-- What you will do --
Leave out the pictures and repeat the rest of the material exactly.

--- Recorded information ---

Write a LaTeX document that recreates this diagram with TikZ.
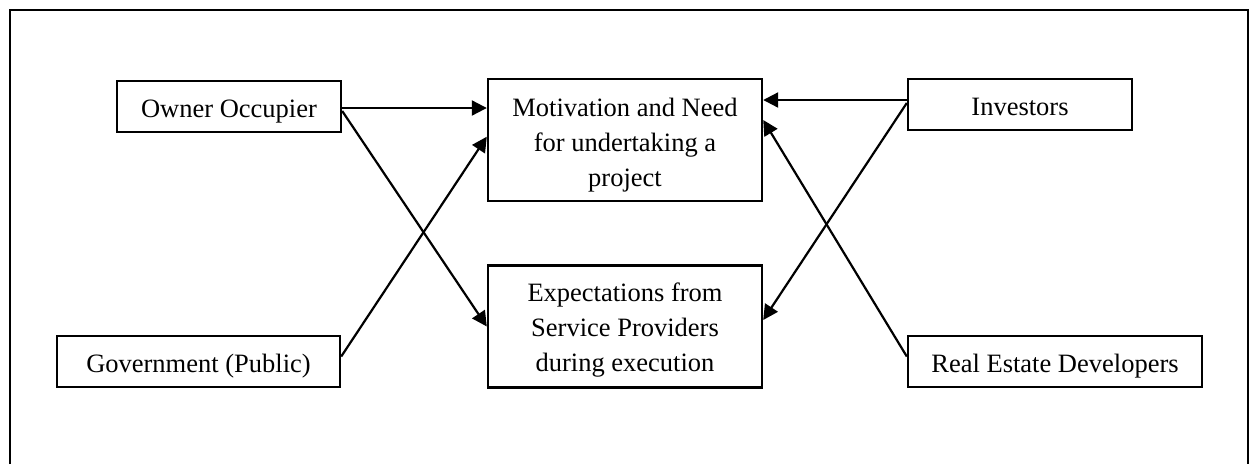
\documentclass[tikz,border=0pt]{standalone}
\usepackage{fontspec}
\setmainfont{Liberation Serif}
\usetikzlibrary{arrows.meta}
\begin{document}
\begin{tikzpicture}[x=1pt,y=-1pt,
  every node/.style={font=\fontsize{26.5}{35}\selectfont},
  onebox/.style={draw,line width=2.4pt,inner sep=0pt,text height=22pt,text depth=0pt},
  tallbox/.style={draw,line width=2.4pt,inner sep=0pt,align=center,
    minimum width=274pt,minimum height=122pt},
  link/.style={line width=2.2pt,-{Triangle[length=15pt,width=15pt]}}]
\useasboundingbox (0,0) rectangle (1255,464);
% outer frame (runs off the lower edge)
\draw[line width=2.6pt] (10,464) -- (10,10) -- (1248,10) -- (1248,464);

% stakeholders
\node[onebox,minimum width=224pt,minimum height=51pt] (own) at (229,106.5) {Owner Occupier};
\node[onebox,minimum width=283pt,minimum height=51pt] (gov) at (198.5,361.5) {Government (Public)};
\node[onebox,minimum width=224pt,minimum height=51pt] (inv) at (1020,104.5) {Investors};
\node[onebox,minimum width=294pt,minimum height=51pt] (red) at (1055,361.5) {Real Estate Developers};

% central boxes (text block set by its last baseline)
\node[tallbox,text height=92pt,text depth=0pt] (mot) at (625,140)
  {Motivation and Need\\for undertaking a\\project};
\node[tallbox,text height=89pt,text depth=0pt] (exp) at (625,326.5)
  {Expectations from\\Service Providers\\during execution};

% connectors
\draw[link] ([yshift=-1.5pt]own.east) -- ([yshift=-1.5pt]mot.west |- own.east);
\draw[link] ([yshift=-4.5pt]own.east) -- (exp.west);
\draw[link] ([yshift=5pt]gov.east) -- ([yshift=3.3pt]mot.west);
\draw[link] ([yshift=4.5pt]inv.west) -- ([yshift=4.5pt]mot.east |- inv.west);
\draw[link] ([yshift=1.5pt]inv.west) -- ([yshift=6.5pt]exp.east);
\draw[link] ([yshift=5pt]red.west) -- ([yshift=20pt]mot.east);
\end{tikzpicture}
\end{document}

---

-- Response to this task --
Write a LaTeX document that recreates this diagram with TikZ.
\documentclass[tikz,border=0pt]{standalone}
\usepackage{fontspec}
\setmainfont{Liberation Serif}
\usetikzlibrary{arrows.meta}
\begin{document}
\begin{tikzpicture}[x=1pt,y=-1pt,
  every node/.style={font=\fontsize{26.5}{35}\selectfont},
  onebox/.style={draw,line width=2.4pt,inner sep=0pt,text height=22pt,text depth=0pt},
  tallbox/.style={draw,line width=2.4pt,inner sep=0pt,align=center,
    minimum width=274pt,minimum height=122pt},
  link/.style={line width=2.2pt,-{Triangle[length=15pt,width=15pt]}}]
\useasboundingbox (0,0) rectangle (1255,464);
% outer frame (runs off the lower edge)
\draw[line width=2.6pt] (10,464) -- (10,10) -- (1248,10) -- (1248,464);

% stakeholders
\node[onebox,minimum width=224pt,minimum height=51pt] (own) at (229,106.5) {Owner Occupier};
\node[onebox,minimum width=283pt,minimum height=51pt] (gov) at (198.5,361.5) {Government (Public)};
\node[onebox,minimum width=224pt,minimum height=51pt] (inv) at (1020,104.5) {Investors};
\node[onebox,minimum width=294pt,minimum height=51pt] (red) at (1055,361.5) {Real Estate Developers};

% central boxes (text block set by its last baseline)
\node[tallbox,text height=92pt,text depth=0pt] (mot) at (625,140)
  {Motivation and Need\\for undertaking a\\project};
\node[tallbox,text height=89pt,text depth=0pt] (exp) at (625,326.5)
  {Expectations from\\Service Providers\\during execution};

% connectors
\draw[link] ([yshift=-1.5pt]own.east) -- ([yshift=-1.5pt]mot.west |- own.east);
\draw[link] ([yshift=-4.5pt]own.east) -- (exp.west);
\draw[link] ([yshift=5pt]gov.east) -- ([yshift=3.3pt]mot.west);
\draw[link] ([yshift=4.5pt]inv.west) -- ([yshift=4.5pt]mot.east |- inv.west);
\draw[link] ([yshift=1.5pt]inv.west) -- ([yshift=6.5pt]exp.east);
\draw[link] ([yshift=5pt]red.west) -- ([yshift=20pt]mot.east);
\end{tikzpicture}
\end{document}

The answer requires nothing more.